HGL’s Director of Applied Modeling Provides Presentation at Recent ETEBA Conference
From October 8 through 10, 2019, HGL participated in the 20th annual Business Opportunities and Technical Conference (BOTC) hosted by the Energy Technology and Environmental Business Association (ETEBA). ETEBA is a non-profit trade association representing approximately 170 small, large, and mid-sized companies and affiliate members that provide environmental, technology, energy, engineering, construction and related services to government and commercial clients. The conference was held in Knoxville, TN. HGL participated as an exhibitor at the conference, which drew over 500 attendees.
Tad Fox, P.G, HGL’s Director of Applied Modeling, presented HGL’s recently completed project involving groundwater (GW) modeling, remedial alternatives evaluation, and optimal design to address contamination beneath the DOE Pantex Plant in Texas. Pantex is the nation’s primary facility for assembling/disassembling nuclear weapons; the Plant also dismantles retired weapons and has been selected as the High Explosives Center of Excellence. Past industrial practices released materials such as RDX to the environment. An extensively monitored RDX plume in perched GW emanates southeast from release areas and has migrated off site. The impacted perched GW occurs within a thin zone of saturation 250 to 300 feet below ground surface and above the regional sole-source Ogallala Aquifer.

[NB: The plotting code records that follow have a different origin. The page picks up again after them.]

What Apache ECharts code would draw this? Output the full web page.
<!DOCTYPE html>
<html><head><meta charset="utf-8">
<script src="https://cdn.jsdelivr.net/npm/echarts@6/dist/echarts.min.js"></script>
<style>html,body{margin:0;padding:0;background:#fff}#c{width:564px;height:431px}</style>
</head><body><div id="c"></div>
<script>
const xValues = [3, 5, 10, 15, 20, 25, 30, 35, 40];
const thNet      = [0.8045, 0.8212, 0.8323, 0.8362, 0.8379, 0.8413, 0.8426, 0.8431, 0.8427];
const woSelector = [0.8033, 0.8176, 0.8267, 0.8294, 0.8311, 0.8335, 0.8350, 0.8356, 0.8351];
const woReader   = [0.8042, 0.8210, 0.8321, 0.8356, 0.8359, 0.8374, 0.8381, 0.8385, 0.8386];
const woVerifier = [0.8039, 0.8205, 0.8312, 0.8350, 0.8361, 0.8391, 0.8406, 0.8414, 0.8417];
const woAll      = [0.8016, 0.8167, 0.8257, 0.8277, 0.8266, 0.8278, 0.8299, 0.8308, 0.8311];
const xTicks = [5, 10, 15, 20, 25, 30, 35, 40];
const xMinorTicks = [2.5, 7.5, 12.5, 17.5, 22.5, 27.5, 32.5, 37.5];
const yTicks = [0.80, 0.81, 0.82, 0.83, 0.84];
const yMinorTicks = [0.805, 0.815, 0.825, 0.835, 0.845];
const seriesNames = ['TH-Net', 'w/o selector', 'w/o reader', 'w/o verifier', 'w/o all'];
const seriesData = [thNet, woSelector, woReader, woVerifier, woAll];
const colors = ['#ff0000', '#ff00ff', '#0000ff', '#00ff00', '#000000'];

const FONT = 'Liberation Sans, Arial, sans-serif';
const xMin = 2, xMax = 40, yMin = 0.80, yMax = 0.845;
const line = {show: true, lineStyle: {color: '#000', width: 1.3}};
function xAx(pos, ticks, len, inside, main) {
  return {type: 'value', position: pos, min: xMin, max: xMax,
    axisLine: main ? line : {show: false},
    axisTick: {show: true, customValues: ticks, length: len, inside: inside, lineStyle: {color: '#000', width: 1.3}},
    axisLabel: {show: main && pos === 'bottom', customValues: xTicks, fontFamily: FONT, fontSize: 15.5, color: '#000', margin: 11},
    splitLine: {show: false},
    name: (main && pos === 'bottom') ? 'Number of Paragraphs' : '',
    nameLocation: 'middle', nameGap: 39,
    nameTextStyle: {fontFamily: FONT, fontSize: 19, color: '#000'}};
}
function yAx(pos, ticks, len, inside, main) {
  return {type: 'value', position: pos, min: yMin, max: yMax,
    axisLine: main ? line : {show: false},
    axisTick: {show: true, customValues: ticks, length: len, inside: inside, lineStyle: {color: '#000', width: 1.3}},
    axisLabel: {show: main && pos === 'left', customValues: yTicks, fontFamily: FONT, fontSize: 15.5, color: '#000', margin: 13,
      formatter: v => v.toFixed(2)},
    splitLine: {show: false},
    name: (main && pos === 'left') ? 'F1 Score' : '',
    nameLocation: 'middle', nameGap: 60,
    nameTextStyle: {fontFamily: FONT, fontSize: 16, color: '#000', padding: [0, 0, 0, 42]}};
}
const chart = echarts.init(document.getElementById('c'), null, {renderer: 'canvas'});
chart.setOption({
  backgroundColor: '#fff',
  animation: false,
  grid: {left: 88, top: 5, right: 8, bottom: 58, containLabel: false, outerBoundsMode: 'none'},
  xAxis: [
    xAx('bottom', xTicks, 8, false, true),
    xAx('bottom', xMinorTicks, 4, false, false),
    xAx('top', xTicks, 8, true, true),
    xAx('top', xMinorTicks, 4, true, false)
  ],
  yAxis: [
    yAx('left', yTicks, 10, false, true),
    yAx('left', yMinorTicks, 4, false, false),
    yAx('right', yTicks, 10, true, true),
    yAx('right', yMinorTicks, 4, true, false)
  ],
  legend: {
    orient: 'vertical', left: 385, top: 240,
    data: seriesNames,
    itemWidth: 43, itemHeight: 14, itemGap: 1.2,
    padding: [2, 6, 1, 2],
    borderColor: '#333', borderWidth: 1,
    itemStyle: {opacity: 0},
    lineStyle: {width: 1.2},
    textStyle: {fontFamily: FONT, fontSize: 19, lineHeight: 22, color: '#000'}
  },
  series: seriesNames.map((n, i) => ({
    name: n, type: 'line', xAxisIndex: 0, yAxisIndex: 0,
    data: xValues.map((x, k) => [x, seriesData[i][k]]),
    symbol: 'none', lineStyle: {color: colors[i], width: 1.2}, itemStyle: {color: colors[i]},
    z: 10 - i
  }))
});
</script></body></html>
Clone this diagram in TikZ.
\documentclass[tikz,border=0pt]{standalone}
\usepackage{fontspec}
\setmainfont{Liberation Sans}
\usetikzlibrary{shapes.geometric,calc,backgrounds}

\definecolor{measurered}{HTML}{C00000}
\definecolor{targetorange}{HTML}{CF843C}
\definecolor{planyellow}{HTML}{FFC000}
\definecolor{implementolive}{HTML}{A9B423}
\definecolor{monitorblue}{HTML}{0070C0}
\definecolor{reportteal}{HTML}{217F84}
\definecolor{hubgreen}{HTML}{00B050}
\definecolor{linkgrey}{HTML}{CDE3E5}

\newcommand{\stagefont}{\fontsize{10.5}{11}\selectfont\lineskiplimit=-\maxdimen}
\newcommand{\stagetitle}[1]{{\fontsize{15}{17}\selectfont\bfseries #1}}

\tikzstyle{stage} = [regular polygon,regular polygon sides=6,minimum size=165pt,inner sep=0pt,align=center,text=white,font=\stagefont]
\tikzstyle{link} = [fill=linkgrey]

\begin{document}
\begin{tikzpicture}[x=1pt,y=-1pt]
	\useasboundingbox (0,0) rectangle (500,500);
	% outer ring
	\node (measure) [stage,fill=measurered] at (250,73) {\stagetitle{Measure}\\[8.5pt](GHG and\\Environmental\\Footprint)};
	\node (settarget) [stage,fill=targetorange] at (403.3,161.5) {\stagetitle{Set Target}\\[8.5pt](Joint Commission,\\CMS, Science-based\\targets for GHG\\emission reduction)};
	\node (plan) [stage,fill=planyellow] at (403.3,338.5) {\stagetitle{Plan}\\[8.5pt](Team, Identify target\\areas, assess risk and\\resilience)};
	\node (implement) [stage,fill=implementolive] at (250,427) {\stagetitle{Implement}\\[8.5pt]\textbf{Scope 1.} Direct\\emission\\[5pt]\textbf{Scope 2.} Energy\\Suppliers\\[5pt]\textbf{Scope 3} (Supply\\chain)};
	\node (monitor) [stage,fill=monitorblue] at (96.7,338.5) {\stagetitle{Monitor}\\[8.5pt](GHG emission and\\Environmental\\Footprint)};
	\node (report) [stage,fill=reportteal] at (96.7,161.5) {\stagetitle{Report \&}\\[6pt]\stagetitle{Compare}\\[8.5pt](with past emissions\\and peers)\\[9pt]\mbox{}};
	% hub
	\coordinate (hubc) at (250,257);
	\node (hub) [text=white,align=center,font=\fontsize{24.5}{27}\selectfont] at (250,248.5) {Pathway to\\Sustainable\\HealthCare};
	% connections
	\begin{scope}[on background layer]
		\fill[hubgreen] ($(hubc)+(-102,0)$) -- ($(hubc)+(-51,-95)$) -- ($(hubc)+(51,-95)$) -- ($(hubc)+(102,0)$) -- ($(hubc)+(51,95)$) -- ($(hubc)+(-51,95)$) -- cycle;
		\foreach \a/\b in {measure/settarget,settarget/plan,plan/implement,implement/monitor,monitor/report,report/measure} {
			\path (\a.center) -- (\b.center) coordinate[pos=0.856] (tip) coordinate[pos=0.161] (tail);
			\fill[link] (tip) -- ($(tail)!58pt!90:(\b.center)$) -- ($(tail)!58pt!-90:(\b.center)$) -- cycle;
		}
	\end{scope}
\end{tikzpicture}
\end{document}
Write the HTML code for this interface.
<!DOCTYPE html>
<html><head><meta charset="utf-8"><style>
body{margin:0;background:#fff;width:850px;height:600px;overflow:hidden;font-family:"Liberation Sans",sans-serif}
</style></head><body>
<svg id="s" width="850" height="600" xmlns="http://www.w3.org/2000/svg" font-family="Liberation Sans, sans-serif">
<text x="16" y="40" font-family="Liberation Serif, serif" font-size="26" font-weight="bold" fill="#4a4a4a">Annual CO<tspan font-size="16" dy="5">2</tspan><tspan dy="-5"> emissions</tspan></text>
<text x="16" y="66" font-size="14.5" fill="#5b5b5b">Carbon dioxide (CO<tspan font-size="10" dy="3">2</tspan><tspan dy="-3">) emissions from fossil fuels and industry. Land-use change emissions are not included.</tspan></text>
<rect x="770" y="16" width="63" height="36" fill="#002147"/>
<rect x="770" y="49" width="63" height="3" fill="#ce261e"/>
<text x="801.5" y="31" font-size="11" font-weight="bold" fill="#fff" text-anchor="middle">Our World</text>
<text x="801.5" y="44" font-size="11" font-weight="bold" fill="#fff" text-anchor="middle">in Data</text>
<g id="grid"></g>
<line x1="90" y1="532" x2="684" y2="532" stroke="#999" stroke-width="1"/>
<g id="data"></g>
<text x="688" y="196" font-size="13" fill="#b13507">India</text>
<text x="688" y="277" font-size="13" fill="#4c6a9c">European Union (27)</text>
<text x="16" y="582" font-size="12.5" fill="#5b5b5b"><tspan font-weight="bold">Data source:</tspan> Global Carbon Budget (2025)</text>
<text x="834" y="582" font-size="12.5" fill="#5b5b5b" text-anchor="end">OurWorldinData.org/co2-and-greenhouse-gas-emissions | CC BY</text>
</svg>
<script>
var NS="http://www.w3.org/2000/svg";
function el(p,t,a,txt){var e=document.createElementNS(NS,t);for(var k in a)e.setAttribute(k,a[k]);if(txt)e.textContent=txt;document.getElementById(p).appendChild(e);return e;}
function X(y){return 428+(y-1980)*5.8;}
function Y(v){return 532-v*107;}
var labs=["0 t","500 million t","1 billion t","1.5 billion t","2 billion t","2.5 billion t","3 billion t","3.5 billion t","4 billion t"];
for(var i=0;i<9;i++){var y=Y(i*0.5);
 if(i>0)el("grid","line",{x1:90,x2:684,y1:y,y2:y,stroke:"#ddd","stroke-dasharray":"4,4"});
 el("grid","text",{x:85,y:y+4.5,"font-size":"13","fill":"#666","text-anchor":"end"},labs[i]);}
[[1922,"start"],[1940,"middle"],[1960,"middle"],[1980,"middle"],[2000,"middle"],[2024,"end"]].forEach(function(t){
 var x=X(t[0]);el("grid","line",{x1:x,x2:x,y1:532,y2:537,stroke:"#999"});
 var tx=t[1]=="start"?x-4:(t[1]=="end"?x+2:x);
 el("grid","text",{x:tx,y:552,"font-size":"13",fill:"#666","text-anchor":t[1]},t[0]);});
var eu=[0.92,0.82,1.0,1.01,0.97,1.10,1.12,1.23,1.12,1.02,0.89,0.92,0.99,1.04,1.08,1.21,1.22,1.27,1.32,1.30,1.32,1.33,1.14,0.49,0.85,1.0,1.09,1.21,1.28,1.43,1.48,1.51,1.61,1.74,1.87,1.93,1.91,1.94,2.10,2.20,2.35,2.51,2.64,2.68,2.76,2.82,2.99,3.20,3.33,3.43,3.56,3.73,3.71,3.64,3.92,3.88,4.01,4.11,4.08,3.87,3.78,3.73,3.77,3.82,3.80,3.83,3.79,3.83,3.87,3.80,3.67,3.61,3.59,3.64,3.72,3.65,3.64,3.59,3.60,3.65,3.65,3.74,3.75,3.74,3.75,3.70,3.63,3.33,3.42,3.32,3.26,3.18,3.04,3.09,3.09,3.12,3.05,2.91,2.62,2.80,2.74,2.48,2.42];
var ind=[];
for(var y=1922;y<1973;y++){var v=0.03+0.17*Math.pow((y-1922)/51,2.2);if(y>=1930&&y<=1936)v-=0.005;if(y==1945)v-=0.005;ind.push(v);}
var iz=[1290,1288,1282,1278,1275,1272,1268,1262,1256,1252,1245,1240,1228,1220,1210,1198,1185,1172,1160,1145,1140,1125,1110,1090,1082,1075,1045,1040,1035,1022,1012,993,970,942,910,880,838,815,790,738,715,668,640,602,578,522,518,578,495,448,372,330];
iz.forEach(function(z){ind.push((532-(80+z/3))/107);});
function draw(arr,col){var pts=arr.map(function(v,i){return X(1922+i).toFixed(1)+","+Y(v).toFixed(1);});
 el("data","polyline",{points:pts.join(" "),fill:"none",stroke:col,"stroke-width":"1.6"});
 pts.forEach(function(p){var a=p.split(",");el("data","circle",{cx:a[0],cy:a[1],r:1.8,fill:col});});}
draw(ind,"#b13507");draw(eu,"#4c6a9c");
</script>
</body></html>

To design a remedial approach to contain off-site plume migration, HGL updated the existing conceptual and numerical models by (1) updating the extent of the perched water table, (2) conducting an extensive review of lithologic and geophysical data to define the top elevations of the semiconfining unit that constitutes the bottom of the numerical model, (3) expanding the areal extent of the model domain, (4) incorporating operation of two pump-and-treat systems with 74 extraction wells and 4 injection wells, and (5) employing both parameter estimation and data assimilation techniques to calibrate the model with over 7,000 observed GW levels and RDX concentrations measured between 2008-2019. The model was combined with HGL’s Physics-Based Management Optimization (PBMOTM) tool to evaluate potential RDX plume treatment options. On a Cloud computing platform, over 3,000 different remedy configurations were evaluated to determine the best remedy and design configuration. The capabilities of PBMOTM were expanded to assess in situ bioremediation (ISB) and to allow DOE to efficiently evaluate treatment options, well configurations, and associated budgetary considerations. Mr. Fox’s presentation provided an overview of the project and results.